Why your design matters even more now that Facebook’s planning on cutting down organic reach to 0%

The news amongst marketing strategists and growth hackers started spreading like wildfire some weeks ago and if you’ve been following your Facebook stats in the last few years you might have seen it coming. Facebook started testing an additional explore feed to separate all marketing, media, and business communication from the newsfeed in some countries, and many expect for Facebook to eventually roll out the separated explore feed worldwide. It’s being assumed that companies will have to pay to be seen in the popular Facebook newsfeed in the future.

To marketeers and small business owners, this might sound like awful news. To designers and, let’s face it, consumers, this is the best thing that could have happened to us. Finally we’ll only get to see the good stuff! Facebook is about to turn down all the unnecessary, low-quality noise.

From the early days, social media was meant to connect people. The way platforms such as Facebook, Twitter, and Instagram broke down social barriers is groundbreaking. Suddenly, it didn’t matter where you came from. All that mattered was how good you were.

With the social web, everyone had the necessary tools to show their work. Everyone could build a fanbase, become famous. Thanks to the social web, people could connect based on their interests and no longer just based on their location. Everyone could say and show what they loved. In the early days of blogging, no one really cared about picture rights. Talent and creativity was what mattered and what people loved to share and talk about. People were more than happy to share people’s work. The news about a person found online could have spread quickly. However, companies copied the strategy of how regular people used social apps. Many businesses started advertising themselves instead of highlighting the people around them. They started wishing us a “Happy Friday” and saying things like “It’s Hump Day, finally!” instead of engaging their community in a way people would remind us who this brand is and what it stands for. Brands started using social media like an amplifier instead of using it to connect people, building a community around them to eventually have people “do” social media for them.

What we’ve seen in the past couple of years has a lot to do with what we’ve seen before digital in the traditional media. Traditional media techniques made digital (not social). Facebook updates are just like print ads. Youtube just like TV ads. And street advertising is just what we now know as banners.

It’s become common practice to measure engagement based on how many people (and bots) liked, commented or maybe shared a piece of content a company posted. Only the most progressive brands, the most social brands, cared about how many people mentioned them and did so proactively.
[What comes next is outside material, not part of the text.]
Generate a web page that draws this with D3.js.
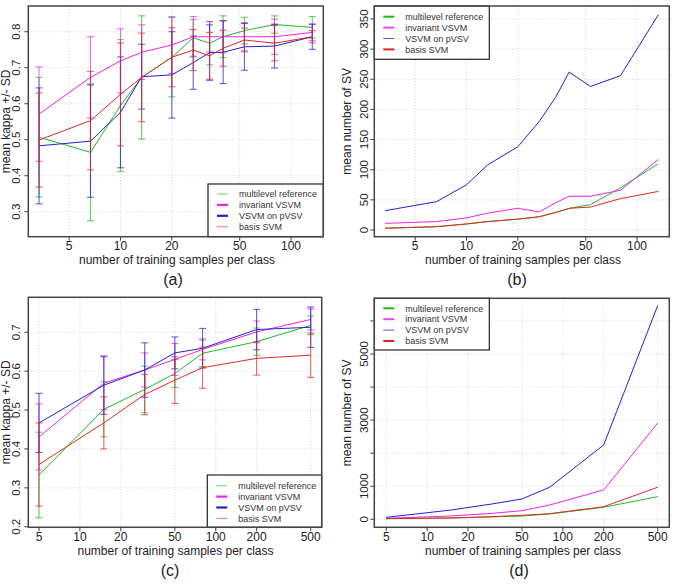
<!DOCTYPE html>
<html>
<head>
<meta charset="utf-8">
<script src="https://cdn.jsdelivr.net/npm/d3@7"></script>
<style>
  body { margin: 0; background: #fff; }
  text { font-family: "Liberation Sans", Arial, sans-serif; fill: #222; }
</style>
</head>
<body>
<script>
// ---- data ----
var seriesNames = ["multilevel reference", "invariant VSVM", "VSVM on pVSV", "basis SVM"];

// x values: samples per class
var xSmall = [3.33, 6.67, 10, 13.3, 20, 26.7, 33.3, 40, 53.3, 80, 133.3];
var xLarge = [5, 15, 30, 50, 80, 200, 500];

// (a) mean kappa and SD
var kappaA_multi    = [0.507, 0.465, 0.595, 0.673, 0.729, 0.783, 0.768, 0.786, 0.803, 0.820, 0.812];
var kappaA_multiSD  = [0.166, 0.190, 0.183, 0.171, 0.110, 0.051, 0.060, 0.058, 0.037, 0.024, 0.030];
var kappaA_inv      = [0.571, 0.673, 0.719, 0.743, 0.763, 0.786, 0.786, 0.786, 0.786, 0.786, 0.798];
var kappaA_invSD    = [0.131, 0.113, 0.089, 0.076, 0.079, 0.056, 0.042, 0.045, 0.039, 0.049, 0.023];
var kappaA_pvsv     = [0.483, 0.496, 0.576, 0.675, 0.680, 0.714, 0.742, 0.743, 0.758, 0.760, 0.786];
var kappaA_pvsvSD   = [0.161, 0.156, 0.154, 0.090, 0.120, 0.074, 0.077, 0.087, 0.065, 0.061, 0.035];
var kappaA_basis    = [0.499, 0.553, 0.626, 0.673, 0.729, 0.749, 0.733, 0.754, 0.777, 0.768, 0.786];
var kappaA_basisSD  = [0.131, 0.137, 0.143, 0.123, 0.082, 0.057, 0.065, 0.050, 0.033, 0.049, 0.017];

// (b) mean number of SV
var svB_multi = [3, 5.5, 10, 14, 18, 22, 29, 36, 42, 70, 110];
var svB_inv   = [11, 14, 20, 28, 36, 30, 45, 56, 56, 66, 117];
var svB_pvsv  = [32, 47, 75, 108, 138, 180, 220, 262, 238, 256, 357];
var svB_basis = [3, 5.5, 10, 14, 18, 22, 29, 36, 38, 52, 64];

// (c) mean kappa and SD
var kappaC_multi    = [0.333, 0.502, 0.553, 0.594, 0.646, 0.676, 0.718];
var kappaC_multiSD  = [0.110, 0.071, 0.060, 0.036, 0.034, 0.035, 0.024];
var kappaC_inv      = [0.431, 0.569, 0.603, 0.630, 0.656, 0.701, 0.733];
var kappaC_invSD    = [0.085, 0.068, 0.044, 0.041, 0.027, 0.028, 0.027];
var kappaC_pvsv     = [0.467, 0.564, 0.603, 0.647, 0.659, 0.707, 0.713];
var kappaC_pvsvSD   = [0.076, 0.075, 0.070, 0.041, 0.051, 0.052, 0.052];
var kappaC_basis    = [0.360, 0.467, 0.540, 0.577, 0.609, 0.633, 0.641];
var kappaC_basisSD  = [0.107, 0.067, 0.052, 0.060, 0.053, 0.043, 0.057];

// (d) mean number of SV
var svD_multi = [20, 40, 70, 100, 160, 364, 685];
var svD_inv   = [30, 100, 180, 260, 433, 888, 2909];
var svD_pvsv  = [60, 280, 463, 615, 970, 2250, 6464];
var svD_basis = [20, 40, 80, 120, 170, 382, 970];

// tick labels
var xTicksSmall = [5, 10, 20, 50, 100];
var xTicksLarge = [5, 10, 20, 50, 100, 200, 500];
var yTicksA = [0.3, 0.4, 0.5, 0.6, 0.7, 0.8];
var yTicksB = [0, 50, 100, 150, 200, 250, 300, 350];
var yTicksC = [0.2, 0.3, 0.4, 0.5, 0.6, 0.7];
var yTicksD = [0, 1000, 2000, 3000, 4000, 5000, 6000];
var yLabelsD = [0, 1000, 3000, 5000];

// ---- styling ----
var colors = ["#22bb22", "#ee22ee", "#2222cc", "#e02828"];
var legendKappa = [{c: "#80dd80", w: 1.2}, {c: "#ee22ee", w: 2.2}, {c: "#2222cc", w: 2.2}, {c: "#f08a8a", w: 1.2}];
var legendSV    = [{c: "#11c011", w: 2}, {c: "#ee44ee", w: 2}, {c: "#5555dd", w: 1}, {c: "#dd2222", w: 2}];

var svg = d3.select("body").append("svg")
    .attr("width", 675)
    .attr("height", 585);

function drawPanel(p) {
  var x = d3.scaleLog().domain(p.xDomain).range([p.left, p.right]);
  var y = d3.scaleLinear().domain(p.yDomain).range([p.bottom, p.top]);
  var g = svg.append("g");

  // grid
  g.selectAll(".vg").data(p.xTicks).enter().append("line")
      .attr("x1", d => x(d)).attr("x2", d => x(d))
      .attr("y1", p.top).attr("y2", p.bottom)
      .attr("stroke", "#d4d4d4").attr("stroke-dasharray", "1,2");
  g.selectAll(".hg").data(p.yTicks).enter().append("line")
      .attr("x1", p.left).attr("x2", p.right)
      .attr("y1", d => y(d)).attr("y2", d => y(d))
      .attr("stroke", "#d4d4d4").attr("stroke-dasharray", "1,2");

  // series
  var line = d3.line().x(d => x(d.x)).y(d => y(d.y));
  p.series.forEach(function(s, i) {
    var pts = p.xs.map((v, k) => ({x: v, y: s.values[k], sd: s.sd ? s.sd[k] : 0}));
    g.append("path").datum(pts)
        .attr("d", line)
        .attr("fill", "none")
        .attr("stroke", colors[i])
        .attr("stroke-width", 1);
    if (s.sd) {
      var eb = g.selectAll(".eb" + i).data(pts).enter().append("g")
          .attr("stroke", colors[i]).attr("stroke-opacity", 0.7).attr("stroke-width", 1.1);
      eb.append("line")
          .attr("x1", d => x(d.x)).attr("x2", d => x(d.x))
          .attr("y1", d => y(d.y - d.sd)).attr("y2", d => y(d.y + d.sd));
      eb.append("line")
          .attr("x1", d => x(d.x) - 3.5).attr("x2", d => x(d.x) + 3.5)
          .attr("y1", d => y(d.y + d.sd)).attr("y2", d => y(d.y + d.sd));
      eb.append("line")
          .attr("x1", d => x(d.x) - 3.5).attr("x2", d => x(d.x) + 3.5)
          .attr("y1", d => y(d.y - d.sd)).attr("y2", d => y(d.y - d.sd));
    }
  });

  // legend
  var L = p.legend;
  var lg = g.append("g");
  lg.append("rect")
      .attr("x", L.x0).attr("y", L.y0)
      .attr("width", L.x1 - L.x0).attr("height", L.y1 - L.y0)
      .attr("fill", "#fff").attr("stroke", "#222").attr("stroke-width", 1.2);
  seriesNames.forEach(function(name, i) {
    var ry = L.rowY + i * L.rowH;
    lg.append("line")
        .attr("x1", L.x0 + 9).attr("x2", L.x0 + 20)
        .attr("y1", ry).attr("y2", ry)
        .attr("stroke", L.styles[i].c).attr("stroke-width", L.styles[i].w);
    lg.append("text")
        .attr("x", L.x0 + 31).attr("y", ry + 3.2)
        .attr("font-size", "9px").style("fill", "#333")
        .text(name);
  });

  // box
  g.append("rect")
      .attr("x", p.left).attr("y", p.top)
      .attr("width", p.right - p.left).attr("height", p.bottom - p.top)
      .attr("fill", "none").attr("stroke", "#444").attr("stroke-width", 1.5);

  // x ticks
  g.selectAll(".xt").data(p.xTicks).enter().append("line")
      .attr("x1", d => x(d)).attr("x2", d => x(d))
      .attr("y1", p.bottom).attr("y2", p.bottom + 4)
      .attr("stroke", "#444");
  g.selectAll(".xl").data(p.xTicks).enter().append("text")
      .attr("x", d => x(d)).attr("y", p.bottom + 13.5)
      .attr("text-anchor", "middle").attr("font-size", "12px")
      .text(d => d);

  // y ticks
  g.selectAll(".yt").data(p.yTicks).enter().append("line")
      .attr("x1", p.left - 4).attr("x2", p.left)
      .attr("y1", d => y(d)).attr("y2", d => y(d))
      .attr("stroke", "#444");
  g.selectAll(".yl").data(p.yLabels).enter().append("text")
      .attr("transform", d => "translate(" + (p.left - p.yLabOff) + "," + y(d) + ") rotate(-90)")
      .attr("text-anchor", "middle").attr("font-size", "11.5px")
      .text(d => p.yFormat(d));

  // axis titles
  g.append("text")
      .attr("x", p.xTitleX).attr("y", p.bottom + 27.5)
      .attr("text-anchor", "middle").attr("font-size", "12px")
      .text("number of training samples per class");
  g.append("text")
      .attr("transform", "translate(" + (p.left - p.yTitleOff) + "," + ((p.top + p.bottom) / 2) + ") rotate(-90)")
      .attr("text-anchor", "middle").attr("font-size", "12px")
      .text(p.yTitle);

  // panel label
  g.append("text")
      .attr("x", p.tagX).attr("y", p.bottom + 48.5)
      .attr("text-anchor", "middle").attr("font-size", "16px")
      .text(p.tag);
}

var fmtKappa = d3.format(".1f");
var fmtInt = d3.format("d");

drawPanel({
  tag: "(a)", tagX: 173, xTitleX: 177,
  left: 28.3, right: 323.3, top: 6, bottom: 236.7,
  xDomain: [2.88, 154.6], yDomain: [0.2306, 0.8714],
  xs: xSmall, xTicks: xTicksSmall, yTicks: yTicksA, yLabels: yTicksA, yFormat: fmtKappa,
  yLabOff: 8.7, yTitleOff: 18.5, yTitle: "mean kappa +/- SD",
  series: [
    {values: kappaA_multi, sd: kappaA_multiSD},
    {values: kappaA_inv, sd: kappaA_invSD},
    {values: kappaA_pvsv, sd: kappaA_pvsvSD},
    {values: kappaA_basis, sd: kappaA_basisSD}
  ],
  legend: {x0: 208, x1: 323.3, y0: 184, y1: 236.7, rowY: 194, rowH: 10.9, styles: legendKappa}
});

drawPanel({
  tag: "(b)", tagX: 517, xTitleX: 523,
  left: 374.3, right: 669.3, top: 6, bottom: 236.7,
  xDomain: [2.88, 154.6], yDomain: [-11.1, 371.5],
  xs: xSmall, xTicks: xTicksSmall, yTicks: yTicksB, yLabels: yTicksB, yFormat: fmtInt,
  yLabOff: 6.8, yTitleOff: 23.5, yTitle: "mean number of SV",
  series: [
    {values: svB_multi}, {values: svB_inv}, {values: svB_pvsv}, {values: svB_basis}
  ],
  legend: {x0: 374.3, x1: 489.3, y0: 6, y1: 59.3, rowY: 16.7, rowH: 10.9, styles: legendSV}
});

drawPanel({
  tag: "(c)", tagX: 170, xTitleX: 175.5,
  left: 28.3, right: 321.7, top: 297.3, bottom: 527.3,
  xDomain: [4.17, 602.6], yDomain: [0.1985, 0.790],
  xs: xLarge, xTicks: xTicksLarge, yTicks: yTicksC, yLabels: yTicksC, yFormat: fmtKappa,
  yLabOff: 8.7, yTitleOff: 18.5, yTitle: "mean kappa +/- SD",
  series: [
    {values: kappaC_multi, sd: kappaC_multiSD},
    {values: kappaC_inv, sd: kappaC_invSD},
    {values: kappaC_pvsv, sd: kappaC_pvsvSD},
    {values: kappaC_basis, sd: kappaC_basisSD}
  ],
  legend: {x0: 207.3, x1: 321.7, y0: 475, y1: 527.3, rowY: 485.7, rowH: 10.9, styles: legendKappa}
});

drawPanel({
  tag: "(d)", tagX: 519, xTitleX: 523,
  left: 374.3, right: 669.3, top: 298.3, bottom: 527.3,
  xDomain: [4.08, 608.8], yDomain: [-242, 6685],
  xs: xLarge, xTicks: xTicksLarge, yTicks: yTicksD, yLabels: yLabelsD, yFormat: fmtInt,
  yLabOff: 6.8, yTitleOff: 23.5, yTitle: "mean number of SV",
  series: [
    {values: svD_multi}, {values: svD_inv}, {values: svD_pvsv}, {values: svD_basis}
  ],
  legend: {x0: 374.3, x1: 489.3, y0: 298.3, y1: 350, rowY: 308.3, rowH: 10.9, styles: legendSV}
});
</script>
</body>
</html>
To summarize the case, most businesses under-utilized what I’d consider the biggest potential of social media. The businesses that have done well, however, are the ones that have either helped people achieve their dreams and goals - maybe even helping them make money in one way or another - and businesses that have allowed people express who they are in a snap. And yes, by snap I mean a photo.

Generally speaking, there are two ways to people’s hearts and essentially to their social media feeds. High-quality product or space nicely packaged and designed, and a unique selling experience.

Let’s elaborate on what this means.

The first kind are brands that helped people get ahead in life. It’s of little surprise some of the most valuable businesses are platform businesses. Kickstarter, Etsy, Eventbrite, Creative Market, and EyeEm have been hugely popular because they help people succeed by providing them with the necessary infrastructure to do what they love. On Kickstarter, people raise funding for their projects, on Etsy they sell their homemade goods, on Eventbrite they sell tickets to events, on Creative Market digital assets, on EyeEm stock photography. Of course people spread the word about these businesses because they’re still talking about themselves and about the things they love.  

Then, businesses such as Nike, Hoxton Hotels, and Starbucks do something else right. They don’t shout out loud about their product. They communicate a certain attitude towards life. This approach has worked even for small businesses, such as Brooks Saddles, Kinfolk Magazine, Roam Ubud, Roamers Berlin, Mr Holmes Bakehouse in San Francisco, or the Joshua Tree House in the Californian national park. They’re world known to their sort of target group not because of their extensive advertising budget, but because of the way these products and spaces were designed that makes it easy for people to express who they are and what they stand for by buying those products or booking vacations at those destinations.

But why does it matter now even more than it did yesterday?

In the future, the most prosperous businesses will be the ones who got their brand positioning right. Those who invested in design to raise themselves above others. It’s those sort of businesses that care to bring people together. Today, tomorrow, and always.